---------- Collected data ----------

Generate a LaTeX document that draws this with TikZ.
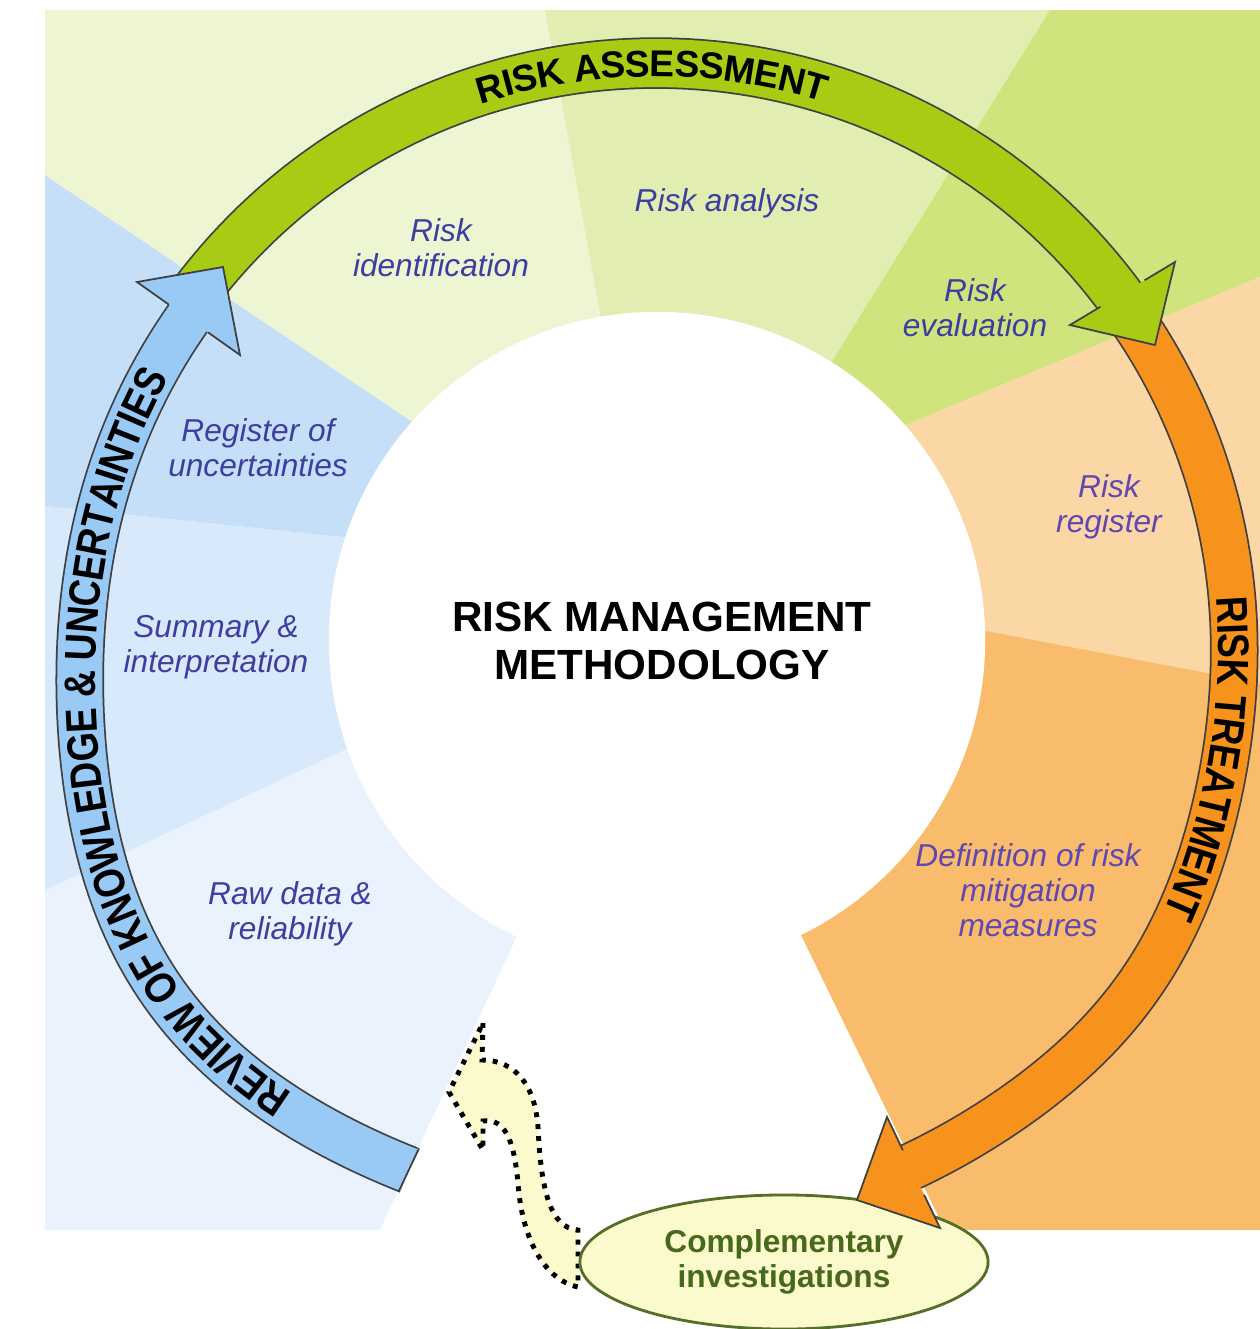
\documentclass[tikz,border=0pt]{standalone}
\usepackage{fontspec}
\setmainfont{Liberation Sans}
\newfontfamily\condfont[FakeStretch=0.85]{Liberation Sans}
\usepackage{xcolor}
\usepackage{tikz}
\usetikzlibrary{shapes.geometric, decorations.text, calc}

\definecolor{rawblue}{RGB}{233,242,253}
\definecolor{sumblue}{RGB}{215,233,251}
\definecolor{regblue}{RGB}{197,223,249}
\definecolor{identgreen}{RGB}{238,245,210}
\definecolor{anagreen}{RGB}{225,237,177}
\definecolor{evalgreen}{RGB}{208,228,125}
\definecolor{regorange}{RGB}{251,215,166}
\definecolor{mitorange}{RGB}{249,187,108}
\definecolor{arrowgreen}{RGB}{168,204,20}
\definecolor{arrowblue}{RGB}{153,201,245}
\definecolor{arroworange}{RGB}{247,146,28}
\definecolor{labelblue}{RGB}{62,62,160}
\definecolor{labelpurple}{RGB}{95,72,178}
\definecolor{ovalfill}{RGB}{250,250,205}
\definecolor{ovaldraw}{RGB}{85,110,40}
\definecolor{ovaltext}{RGB}{72,104,28}

\begin{document}
\begin{tikzpicture}[
    x=0.01cm, y=-0.01cm,
    steptext/.style={font=\fontsize{9}{10}\selectfont\itshape, text=labelblue, align=center},
    band/.style={draw=black!75, line width=0.5pt, double distance=0.45cm},
    headline/.style={draw=black!75, line width=0.5pt, line join=miter},
    oval/.style={ellipse, draw=ovaldraw, fill=ovalfill, line width=0.8pt, minimum width=4.08cm, minimum height=1.34cm, align=center, text=ovaltext, font=\fontsize{9}{10}\selectfont\bfseries}
]
\useasboundingbox (0,0) rectangle (1260,1329);

% Background sectors
\fill[rawblue] (657,640) -- (400,724) -- (45,890) -- (45,1230) -- (380,1230) -- cycle;
\fill[sumblue] (657,640) -- (400,724) -- (45,890) -- (45,506) -- (400,543) -- cycle;
\fill[regblue] (657,640) -- (400,543) -- (45,506) -- (45,175) -- (450,447) -- cycle;
\fill[identgreen] (657,640) -- (450,447) -- (45,175) -- (45,10) -- (545,10) -- (612,380) -- cycle;
\fill[anagreen] (657,640) -- (612,380) -- (545,10) -- (1050,10) -- (808,400) -- cycle;
\fill[evalgreen] (657,640) -- (808,400) -- (1050,10) -- (1260,10) -- (1260,277) -- (880,436) -- cycle;
\fill[regorange] (657,640) -- (880,436) -- (1260,277) -- (1260,683) -- (950,624) -- cycle;
\fill[mitorange] (657,640) -- (950,624) -- (1260,683) -- (1260,1230) -- (945,1230) -- cycle;

% White centre
\fill[white] (657,640) circle[radius=3.28cm];
\fill[white] (520,930) -- (380,1230) -- (945,1230) -- (795,930) -- cycle;

% Step labels
\node[steptext] (ident) at (441,248) {Risk\\identification};
\node[steptext] (analysis) at (727,203) {Risk analysis};
\node[steptext] (evaluation) at (975,308) {Risk\\evaluation};
\node[steptext] (register) at (258,448) {Register of\\uncertainties};
\node[steptext] (summary) at (216,647) {Summary \&\\interpretation};
\node[steptext] (rawdata) at (290,914) {Raw data \&\\reliability};
\node[steptext, text=labelpurple] (riskreg) at (1109,507) {Risk\\register};
\node[steptext, text=labelpurple] (mitigation) at (1028,890) {Definition of risk\\mitigation\\measures};
\node[font=\fontsize{12}{13.4}\selectfont\bfseries, align=center] (title) at (662,641) {RISK MANAGEMENT\\METHODOLOGY};

% Dotted return arrow
\filldraw[fill=ovalfill, draw=black, dotted, line width=1.4pt]
  (483,1023) -- (482,1060)
  .. controls (515,1060) and (535,1085) .. (538,1127)
  .. controls (541,1190) and (550,1228) .. (578,1230)
  -- (578,1287)
  .. controls (545,1280) and (522,1240) .. (518,1183)
  .. controls (514,1140) and (505,1118) .. (483,1121)
  -- (483,1150) -- (449,1092) -- cycle;

% Complementary investigations
\node[oval] (compl) at (784,1262) {Complementary\\investigations};

% Risk treatment band
\draw[band, double=arroworange, postaction={decorate, decoration={text along path,
    text={|\condfont\bfseries\fontsize{12.5}{14}\selectfont|RISK TREATMENT},
    text align={left indent=86pt}, raise=-4.5pt}}]
  plot[domain=35:-65, samples=100] ({656+(578+12*exp(-((\x+35)/18)^2))*cos(\x)}, {647-(578+12*exp(-((\x+35)/18)^2))*sin(\x)});

% Risk assessment band and head
\draw[band, double=arrowgreen, double distance=0.48cm]
  plot[domain=143.5:34.5, samples=80] ({656+577*cos(\x)}, {640-577*sin(\x)});
\path[decorate, decoration={text along path,
    text={|\bfseries\fontsize{10.6}{12}\selectfont|RISK ASSESSMENT},
    text align=center, raise=-3.8pt}]
  plot[domain=135:45.8, samples=80] ({656+577*cos(\x)}, {640-577*sin(\x)});
\coordinate (ab1) at (1070,325); \coordinate (atip) at (1155,345); \coordinate (ab2) at (1175,262);
\fill[arrowgreen] (ab1) -- (atip) -- (ab2) -- cycle;
\draw[headline] ($(ab1)!0.29!(ab2)$) -- (ab1) -- (atip) -- (ab2) -- ($(ab1)!0.71!(ab2)$);

% Review band and head
\draw[band, double=arrowblue, postaction={decorate, decoration={text along path,
    text={|\condfont\bfseries\fontsize{12.5}{14}\selectfont|REVIEW OF KNOWLEDGE {\&} UNCERTAINTIES},
    text align={left indent=40pt}, raise=-4.5pt}}]
  plot[domain=244.7:143.8, samples=100] ({656+(572+30*exp(-((\x-215)/24)^2))*cos(\x)}, {647-(572+30*exp(-((\x-215)/24)^2))*sin(\x)});
\draw[headline] ({656+554.5*cos(244.7)}, {647-554.5*sin(244.7)}) -- ({656+602.5*cos(244.7)}, {647-602.5*sin(244.7)});
\coordinate (rb1) at (137,282); \coordinate (rtip) at (223,267); \coordinate (rb2) at (240,355);
\fill[arrowblue] (rb1) -- (rtip) -- (rb2) -- cycle;
\draw[headline] ($(rb1)!0.31!(rb2)$) -- (rb1) -- (rtip) -- (rb2) -- ($(rb1)!0.69!(rb2)$);

% Risk treatment head
\coordinate (tb1) at (887,1117); \coordinate (ttip) at (857,1200); \coordinate (tb2) at (940,1228);
\fill[arroworange] (tb1) -- (ttip) -- (tb2) -- cycle;
\draw[headline] ($(tb1)!0.3!(tb2)$) -- (tb1) -- (ttip) -- (tb2) -- ($(tb1)!0.7!(tb2)$);

\end{tikzpicture}
\end{document}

----------

- What you are asked to do
Copy the material shown above in full and exactly. Skip the pictures.

- The response
Generate a LaTeX document that draws this with TikZ.
\documentclass[tikz,border=0pt]{standalone}
\usepackage{fontspec}
\setmainfont{Liberation Sans}
\newfontfamily\condfont[FakeStretch=0.85]{Liberation Sans}
\usepackage{xcolor}
\usepackage{tikz}
\usetikzlibrary{shapes.geometric, decorations.text, calc}

\definecolor{rawblue}{RGB}{233,242,253}
\definecolor{sumblue}{RGB}{215,233,251}
\definecolor{regblue}{RGB}{197,223,249}
\definecolor{identgreen}{RGB}{238,245,210}
\definecolor{anagreen}{RGB}{225,237,177}
\definecolor{evalgreen}{RGB}{208,228,125}
\definecolor{regorange}{RGB}{251,215,166}
\definecolor{mitorange}{RGB}{249,187,108}
\definecolor{arrowgreen}{RGB}{168,204,20}
\definecolor{arrowblue}{RGB}{153,201,245}
\definecolor{arroworange}{RGB}{247,146,28}
\definecolor{labelblue}{RGB}{62,62,160}
\definecolor{labelpurple}{RGB}{95,72,178}
\definecolor{ovalfill}{RGB}{250,250,205}
\definecolor{ovaldraw}{RGB}{85,110,40}
\definecolor{ovaltext}{RGB}{72,104,28}

\begin{document}
\begin{tikzpicture}[
    x=0.01cm, y=-0.01cm,
    steptext/.style={font=\fontsize{9}{10}\selectfont\itshape, text=labelblue, align=center},
    band/.style={draw=black!75, line width=0.5pt, double distance=0.45cm},
    headline/.style={draw=black!75, line width=0.5pt, line join=miter},
    oval/.style={ellipse, draw=ovaldraw, fill=ovalfill, line width=0.8pt, minimum width=4.08cm, minimum height=1.34cm, align=center, text=ovaltext, font=\fontsize{9}{10}\selectfont\bfseries}
]
\useasboundingbox (0,0) rectangle (1260,1329);

% Background sectors
\fill[rawblue] (657,640) -- (400,724) -- (45,890) -- (45,1230) -- (380,1230) -- cycle;
\fill[sumblue] (657,640) -- (400,724) -- (45,890) -- (45,506) -- (400,543) -- cycle;
\fill[regblue] (657,640) -- (400,543) -- (45,506) -- (45,175) -- (450,447) -- cycle;
\fill[identgreen] (657,640) -- (450,447) -- (45,175) -- (45,10) -- (545,10) -- (612,380) -- cycle;
\fill[anagreen] (657,640) -- (612,380) -- (545,10) -- (1050,10) -- (808,400) -- cycle;
\fill[evalgreen] (657,640) -- (808,400) -- (1050,10) -- (1260,10) -- (1260,277) -- (880,436) -- cycle;
\fill[regorange] (657,640) -- (880,436) -- (1260,277) -- (1260,683) -- (950,624) -- cycle;
\fill[mitorange] (657,640) -- (950,624) -- (1260,683) -- (1260,1230) -- (945,1230) -- cycle;

% White centre
\fill[white] (657,640) circle[radius=3.28cm];
\fill[white] (520,930) -- (380,1230) -- (945,1230) -- (795,930) -- cycle;

% Step labels
\node[steptext] (ident) at (441,248) {Risk\\identification};
\node[steptext] (analysis) at (727,203) {Risk analysis};
\node[steptext] (evaluation) at (975,308) {Risk\\evaluation};
\node[steptext] (register) at (258,448) {Register of\\uncertainties};
\node[steptext] (summary) at (216,647) {Summary \&\\interpretation};
\node[steptext] (rawdata) at (290,914) {Raw data \&\\reliability};
\node[steptext, text=labelpurple] (riskreg) at (1109,507) {Risk\\register};
\node[steptext, text=labelpurple] (mitigation) at (1028,890) {Definition of risk\\mitigation\\measures};
\node[font=\fontsize{12}{13.4}\selectfont\bfseries, align=center] (title) at (662,641) {RISK MANAGEMENT\\METHODOLOGY};

% Dotted return arrow
\filldraw[fill=ovalfill, draw=black, dotted, line width=1.4pt]
  (483,1023) -- (482,1060)
  .. controls (515,1060) and (535,1085) .. (538,1127)
  .. controls (541,1190) and (550,1228) .. (578,1230)
  -- (578,1287)
  .. controls (545,1280) and (522,1240) .. (518,1183)
  .. controls (514,1140) and (505,1118) .. (483,1121)
  -- (483,1150) -- (449,1092) -- cycle;

% Complementary investigations
\node[oval] (compl) at (784,1262) {Complementary\\investigations};

% Risk treatment band
\draw[band, double=arroworange, postaction={decorate, decoration={text along path,
    text={|\condfont\bfseries\fontsize{12.5}{14}\selectfont|RISK TREATMENT},
    text align={left indent=86pt}, raise=-4.5pt}}]
  plot[domain=35:-65, samples=100] ({656+(578+12*exp(-((\x+35)/18)^2))*cos(\x)}, {647-(578+12*exp(-((\x+35)/18)^2))*sin(\x)});

% Risk assessment band and head
\draw[band, double=arrowgreen, double distance=0.48cm]
  plot[domain=143.5:34.5, samples=80] ({656+577*cos(\x)}, {640-577*sin(\x)});
\path[decorate, decoration={text along path,
    text={|\bfseries\fontsize{10.6}{12}\selectfont|RISK ASSESSMENT},
    text align=center, raise=-3.8pt}]
  plot[domain=135:45.8, samples=80] ({656+577*cos(\x)}, {640-577*sin(\x)});
\coordinate (ab1) at (1070,325); \coordinate (atip) at (1155,345); \coordinate (ab2) at (1175,262);
\fill[arrowgreen] (ab1) -- (atip) -- (ab2) -- cycle;
\draw[headline] ($(ab1)!0.29!(ab2)$) -- (ab1) -- (atip) -- (ab2) -- ($(ab1)!0.71!(ab2)$);

% Review band and head
\draw[band, double=arrowblue, postaction={decorate, decoration={text along path,
    text={|\condfont\bfseries\fontsize{12.5}{14}\selectfont|REVIEW OF KNOWLEDGE {\&} UNCERTAINTIES},
    text align={left indent=40pt}, raise=-4.5pt}}]
  plot[domain=244.7:143.8, samples=100] ({656+(572+30*exp(-((\x-215)/24)^2))*cos(\x)}, {647-(572+30*exp(-((\x-215)/24)^2))*sin(\x)});
\draw[headline] ({656+554.5*cos(244.7)}, {647-554.5*sin(244.7)}) -- ({656+602.5*cos(244.7)}, {647-602.5*sin(244.7)});
\coordinate (rb1) at (137,282); \coordinate (rtip) at (223,267); \coordinate (rb2) at (240,355);
\fill[arrowblue] (rb1) -- (rtip) -- (rb2) -- cycle;
\draw[headline] ($(rb1)!0.31!(rb2)$) -- (rb1) -- (rtip) -- (rb2) -- ($(rb1)!0.69!(rb2)$);

% Risk treatment head
\coordinate (tb1) at (887,1117); \coordinate (ttip) at (857,1200); \coordinate (tb2) at (940,1228);
\fill[arroworange] (tb1) -- (ttip) -- (tb2) -- cycle;
\draw[headline] ($(tb1)!0.3!(tb2)$) -- (tb1) -- (ttip) -- (tb2) -- ($(tb1)!0.7!(tb2)$);

\end{tikzpicture}
\end{document}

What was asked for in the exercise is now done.